Concise Ukraine sorghum market update: flat FCA Odesa prices, slower national grain exports, balanced supply, and a neutral short‑term price outlook.
Prices
FCA Odesa spot offers for Ukrainian sorghum (red and white, 98% purity, non‑organic) have held steady at around EUR 0.31/kg in recent weeks, with no change between late April and May 28. The flat price pattern reflects an equilibrium between respectable export interest and cautious domestic buying, in line with the broader grains complex where total shipments are lagging last season but remain sizeable.
Supply & Demand
Ukraine’s grain and legume exports reached 32.626 million tons by May 26 in 2025/26, below the 37.553 million tons shipped by roughly the same date last season. Wheat (12.168 million tons), barley (1.482 million tons) and especially corn (18.536 million tons) dominate export flows, leaving sorghum as a minor but flexible component of the feed grain balance. Slower aggregate exports imply somewhat higher residual stocks in the system than a year ago, easing supply pressure on sorghum.
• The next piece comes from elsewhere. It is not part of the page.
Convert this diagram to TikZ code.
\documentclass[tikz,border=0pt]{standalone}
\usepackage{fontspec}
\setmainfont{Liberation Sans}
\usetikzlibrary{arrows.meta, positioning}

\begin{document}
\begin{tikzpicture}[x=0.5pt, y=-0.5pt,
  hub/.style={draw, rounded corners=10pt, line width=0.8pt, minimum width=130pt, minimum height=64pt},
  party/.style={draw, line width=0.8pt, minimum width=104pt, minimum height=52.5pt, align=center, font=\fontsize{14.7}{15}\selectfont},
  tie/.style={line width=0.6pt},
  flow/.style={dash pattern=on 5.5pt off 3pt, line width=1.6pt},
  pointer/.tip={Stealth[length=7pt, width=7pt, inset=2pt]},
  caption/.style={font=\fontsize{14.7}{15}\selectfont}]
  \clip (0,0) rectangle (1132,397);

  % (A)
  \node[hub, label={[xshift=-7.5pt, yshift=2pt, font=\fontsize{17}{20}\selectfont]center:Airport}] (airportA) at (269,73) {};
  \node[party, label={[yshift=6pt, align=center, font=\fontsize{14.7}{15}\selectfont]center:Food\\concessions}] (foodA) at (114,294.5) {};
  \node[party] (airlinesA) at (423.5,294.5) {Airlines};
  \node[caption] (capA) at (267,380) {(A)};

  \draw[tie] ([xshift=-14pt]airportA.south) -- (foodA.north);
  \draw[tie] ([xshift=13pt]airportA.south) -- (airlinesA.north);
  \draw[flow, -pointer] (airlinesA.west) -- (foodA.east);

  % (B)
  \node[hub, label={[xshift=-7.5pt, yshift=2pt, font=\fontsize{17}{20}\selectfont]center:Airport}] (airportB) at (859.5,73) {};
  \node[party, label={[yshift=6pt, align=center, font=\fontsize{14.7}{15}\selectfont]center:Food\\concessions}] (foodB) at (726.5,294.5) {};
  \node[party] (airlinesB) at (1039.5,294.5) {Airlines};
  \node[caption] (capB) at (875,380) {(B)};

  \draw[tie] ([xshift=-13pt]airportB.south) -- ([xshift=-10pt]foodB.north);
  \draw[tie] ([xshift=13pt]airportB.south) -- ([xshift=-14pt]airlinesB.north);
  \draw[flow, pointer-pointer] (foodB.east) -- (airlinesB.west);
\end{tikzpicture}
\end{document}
Export logistics via Black Sea ports have remained functional enough to support strong shipments of major cereals, indirectly supporting sorghum by ensuring access to seaborne demand when arbitrage opens. Domestic feed users continue to rely primarily on corn and barley, using sorghum as a supplemental grain where price and availability are attractive. With no clear sign of acute local shortage or surplus, sorghum demand is described as steady rather than aggressive.
Fundamentals & External Drivers
The current export mix underscores Ukraine’s focus on higher‑volume cereals, with corn and wheat absorbing most available export capacity. This leaves sorghum fundamentals largely tied to marginal decisions: where feed rations can substitute between corn, barley and sorghum, and where niche export demand from Mediterranean and Middle Eastern buyers emerges. The slower overall grain export pace versus last season suggests more comfortable domestic availability, capping upside in sorghum prices for now.
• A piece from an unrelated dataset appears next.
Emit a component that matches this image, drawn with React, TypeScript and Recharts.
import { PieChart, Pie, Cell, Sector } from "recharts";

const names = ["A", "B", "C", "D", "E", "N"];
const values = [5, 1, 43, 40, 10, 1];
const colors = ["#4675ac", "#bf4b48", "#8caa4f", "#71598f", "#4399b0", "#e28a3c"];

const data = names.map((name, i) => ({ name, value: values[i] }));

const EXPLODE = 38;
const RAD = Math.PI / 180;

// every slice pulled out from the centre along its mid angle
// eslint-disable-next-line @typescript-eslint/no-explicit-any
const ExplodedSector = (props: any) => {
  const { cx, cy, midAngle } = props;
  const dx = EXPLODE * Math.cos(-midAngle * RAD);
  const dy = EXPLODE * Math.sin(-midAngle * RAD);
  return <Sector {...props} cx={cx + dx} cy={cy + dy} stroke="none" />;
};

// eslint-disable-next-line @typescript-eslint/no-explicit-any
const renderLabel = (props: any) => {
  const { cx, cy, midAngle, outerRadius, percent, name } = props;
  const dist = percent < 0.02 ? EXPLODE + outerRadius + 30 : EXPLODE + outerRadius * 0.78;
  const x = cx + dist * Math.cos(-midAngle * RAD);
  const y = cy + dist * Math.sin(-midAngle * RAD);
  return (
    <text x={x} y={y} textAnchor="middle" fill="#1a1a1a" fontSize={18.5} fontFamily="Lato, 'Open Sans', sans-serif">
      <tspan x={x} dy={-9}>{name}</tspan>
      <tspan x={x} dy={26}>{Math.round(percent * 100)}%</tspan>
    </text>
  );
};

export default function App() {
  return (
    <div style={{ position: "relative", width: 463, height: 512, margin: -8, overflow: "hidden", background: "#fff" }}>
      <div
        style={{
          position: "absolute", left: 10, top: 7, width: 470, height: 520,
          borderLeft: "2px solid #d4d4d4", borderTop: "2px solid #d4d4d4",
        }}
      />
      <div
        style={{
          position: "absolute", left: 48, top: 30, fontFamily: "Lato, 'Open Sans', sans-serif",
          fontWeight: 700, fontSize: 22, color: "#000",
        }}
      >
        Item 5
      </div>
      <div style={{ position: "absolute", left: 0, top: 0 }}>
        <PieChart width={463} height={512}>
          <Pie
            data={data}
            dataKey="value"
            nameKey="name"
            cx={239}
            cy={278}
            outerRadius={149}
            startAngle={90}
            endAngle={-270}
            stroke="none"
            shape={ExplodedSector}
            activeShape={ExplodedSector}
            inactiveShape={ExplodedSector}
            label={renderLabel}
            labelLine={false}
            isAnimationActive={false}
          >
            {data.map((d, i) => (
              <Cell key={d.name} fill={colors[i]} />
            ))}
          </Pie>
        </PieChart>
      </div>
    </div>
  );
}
Global feed grain markets remain well supplied, and recent international reports do not point to a sharp tightening in world sorghum trade. Against this backdrop, Ukrainian sorghum has to compete mainly on price and logistics rather than scarcity. The lack of recent price movement around Odesa indicates that neither speculative inflows nor sudden external demand shocks are currently reshaping the market.
Weather Outlook (Ukraine)
Late‑May conditions across southern and central Ukraine, including Odesa and neighboring grain regions, are seasonally warm with intermittent showers. Forecasts for the coming days indicate moderate temperatures and some localized rainfall, supporting fieldwork and early crop development without posing immediate stress risks. For sorghum, which is relatively drought‑tolerant, the current pattern is neutral to slightly positive, helping to stabilize yield expectations at this stage.
Trading Outlook
- Producers: With FCA Odesa prices flat at around EUR 0.31/kg and no strong bullish triggers, consider gradual, opportunistic sales on any short‑lived upticks linked to freight or currency moves rather than holding out for significantly higher levels.
- Exporters: Stable domestic indications and functioning port logistics favor building small export positions into nearby Mediterranean destinations, while carefully managing logistics risk and basis to protect thin sorghum margins.
- Feed buyers: Sorghum remains competitively priced versus alternative grains; maintaining or slightly increasing its share in rations can hedge against potential volatility in corn or barley later in the season.
3‑Day Price Direction (EUR, key node)
- Odesa, FCA sorghum (red & white): EUR 0.31/kg; bias: sideways over the next 3 days, with only minor intra‑day moves expected in response to freight and FX noise rather than fundamental shifts.